April 16, 1999 | On the eve of her swing into New York next week, Hillary Rodham Clinton has taken the first concrete steps toward making a run for the Senate seat being vacated by Democratic Sen. Daniel Patrick Moynihan.

For public consumption, Clinton is sticking to her stance that she's merely "considering" entering the race for the Senate. Behind the scenes, however, her White House staff is already making plans to hire a separate New York campaign staff to get ready for the November 2000 election.

One likely Clinton hire, sources say, is David Doak, a Washington consultant who most recently ran the media campaign that helped elect Democrat Gray Davis governor of California. Doak was also part of the firm that ran New York Mayor David Dinkins' successful campaign in 1989. According to one veteran New York political consultant: "The decision has already been made.
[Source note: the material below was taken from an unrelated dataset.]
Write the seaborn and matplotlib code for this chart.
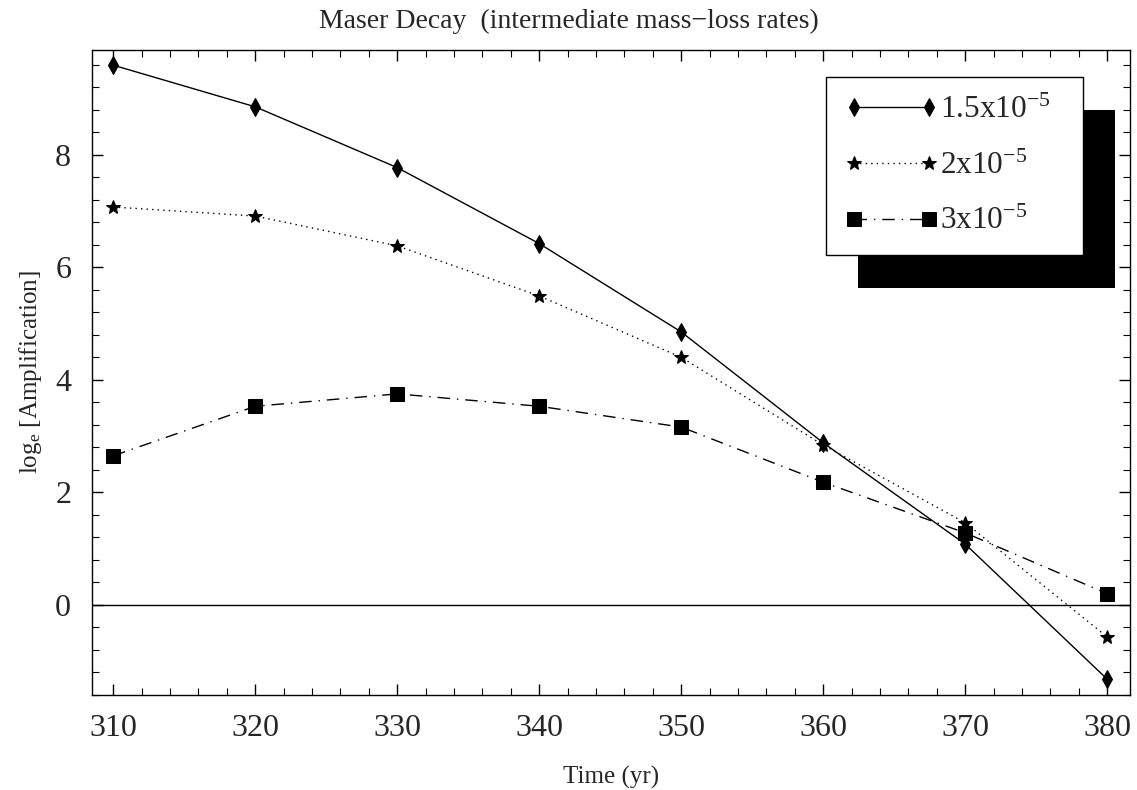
import matplotlib
matplotlib.use("Agg")
import matplotlib.pyplot as plt
import numpy as np
import pandas as pd
import seaborn as sns
from matplotlib.patches import Rectangle
from matplotlib.ticker import MultipleLocator

# values
TIME = [310, 320, 330, 340, 350, 360, 370, 380]
AMP_15 = [9.59, 8.85, 7.77, 6.42, 4.85, 2.88, 1.08, -1.32]
AMP_20 = [7.07, 6.91, 6.38, 5.49, 4.40, 2.84, 1.46, -0.57]
AMP_30 = [2.65, 3.53, 3.75, 3.53, 3.16, 2.18, 1.28, 0.20]
LABELS = [r"1.5x10$^{-5}$", r"2x10$^{-5}$", r"3x10$^{-5}$"]

sns.set_theme(style="white")
plt.rcParams["font.family"] = ["Liberation Serif", "DejaVu Serif"]
plt.rcParams["mathtext.fontset"] = "custom"
plt.rcParams["mathtext.rm"] = "Liberation Serif"
plt.rcParams["mathtext.it"] = "Liberation Serif:italic"

df = pd.DataFrame({"time": TIME, "a15": AMP_15, "a20": AMP_20, "a30": AMP_30})

fig = plt.figure(figsize=(11.37, 7.90), dpi=100)
ax = fig.add_axes([92 / 1137, 1 - 695 / 790, (1130 - 92) / 1137, (695 - 50) / 790])

styles = [
    ("a15", "d", 9, "-"),
    ("a20", "*", 10, (0, (1, 3))),
    ("a30", "s", 10, (0, (9, 5, 1, 5))),
]
for col, marker, ms, ls in styles:
    sns.lineplot(data=df, x="time", y=col, ax=ax, color="black", lw=1.0,
                 linestyle=ls, marker=marker, markersize=ms,
                 markeredgecolor="black", markerfacecolor="black")

ax.axhline(0, color="black", lw=1.0)

ax.set_xlim(308.5, 381.6)
ax.set_ylim(-1.6, 9.86)
ax.xaxis.set_major_locator(MultipleLocator(10))
ax.xaxis.set_minor_locator(MultipleLocator(2))
ax.yaxis.set_major_locator(MultipleLocator(2))
ax.yaxis.set_minor_locator(MultipleLocator(0.4))
ax.tick_params(which="both", direction="in", top=True, right=True,
               bottom=True, left=True, color="black", labelsize=23)
ax.tick_params(axis="x", pad=14)
ax.tick_params(axis="y", pad=15)
ax.tick_params(which="major", length=8, width=1)
ax.tick_params(which="minor", length=5, width=0.8)
for s in ax.spines.values():
    s.set_color("black")
    s.set_linewidth(1.0)

fig.text(0.5, 1 - 21 / 790, "Maser Decay  (intermediate mass\u2212loss rates)",
         fontsize=20, ha="center", va="center")
ax.set_xlabel("Time (yr)", fontsize=18, labelpad=16)
ax.set_ylabel(r"log$_\mathrm{e}$ [Amplification]", fontsize=18, labelpad=8)

# legend box spans x 826-1083 px, top at 77 px
leg_x0 = (826 - 92) / 1038
leg_w = (1083 - 826) / 1038
leg_top = 1 - (77 - 50) / 645
leg = ax.legend(ax.get_lines()[:3], LABELS, loc="upper left",
                bbox_to_anchor=(leg_x0, leg_top - 0.3, leg_w, 0.3), mode="expand",
                numpoints=2, handlelength=3.0, fontsize=22.5, frameon=True,
                fancybox=False, framealpha=1.0, borderpad=0.6,
                labelspacing=0.85, handletextpad=0.05, borderaxespad=0)
leg.get_frame().set_edgecolor("black")
leg.get_frame().set_linewidth(1.0)
leg.get_frame().set_facecolor("white")
leg.set_zorder(10)

# black drop shadow behind the legend box
fig.canvas.draw()
bb = leg.get_window_extent().transformed(fig.transFigure.inverted())
dx, dy = 32 / 1137, 33 / 790
shadow = Rectangle((bb.x0 + dx, bb.y0 - dy), bb.width, bb.height,
                   transform=fig.transFigure, facecolor="black",
                   edgecolor="none", zorder=9, clip_on=False)
ax.add_artist(shadow)

fig.savefig("out.png", dpi=100)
The word around New York is that she's going with David Doak."

Clinton's press office did not return phone calls Friday. Neither did Harold Ickes, the former White House advisor who is now Clinton's top political advisor on the New York race. Doak, who has publicly expressed interest in having a role in the campaign, told Salon News he has not yet been hired by Clinton. "We have not made any kind of agreement. I've talked to people in the campaign, if [campaign] is really the right word."

Asked whether he expects to be hired, Doak said, "That's totally her choice. I've been a friend for 25 years. I think the world of her. It's certainly her decision, but I'll help her any way I could."

The Hillary for Senate bandwagon took off with a bang in February, just as her husband's impeachment trial came to an end. The very day President Clinton was acquitted, she reportedly sat down with Ickes to begin talking about the Moynihan seat. Throngs of New York Democrats, including Moynihan, Harlem Rep. Charles Rangel, former New York Mayor Ed Koch and many others, have urged Clinton to run, envisioning a hot race against the likely Republican contender, New York Mayor Rudy Giuliani -- a matchup that could rival the presidential campaign in excitement, and in campaign spending as well.

The tantalizing possibility of a Clinton 2000 campaign made the covers of Time and Newsweek on March 1, after the first lady decorously confirmed her interest in late February: "I will give careful thought to a potential candidacy in order to make a decision later this year," she said in a prepared media statement. Since then, she's added little to the public record on the subject.

Clinton's silence hasn't stopped people close to her from speculating about her alleged intentions in the media. But the messages conflict. Some friends and staff members have insisted she won't run, that she's tired of the glare of the spotlight and doesn't want to endure a New York media hazing. Others tell reporters she's enthusiastic about running a campaign of her own, after years in the shadow of her husband.

In New York, knowledgeable Democrats insist that a final decision still has not been made. But they say Clinton is better organized and more informed about New York's fractious political world than has previously been reported. "She knows more about upstate New York already than Geraldine Ferraro knew at the end of the campaign," said one New York source, referring to the Queens Democrat who ran unsuccessfully for the Democratic nomination for the U.S. Senate last year. "In fact, she knows more about upstate than Giuliani," the source added.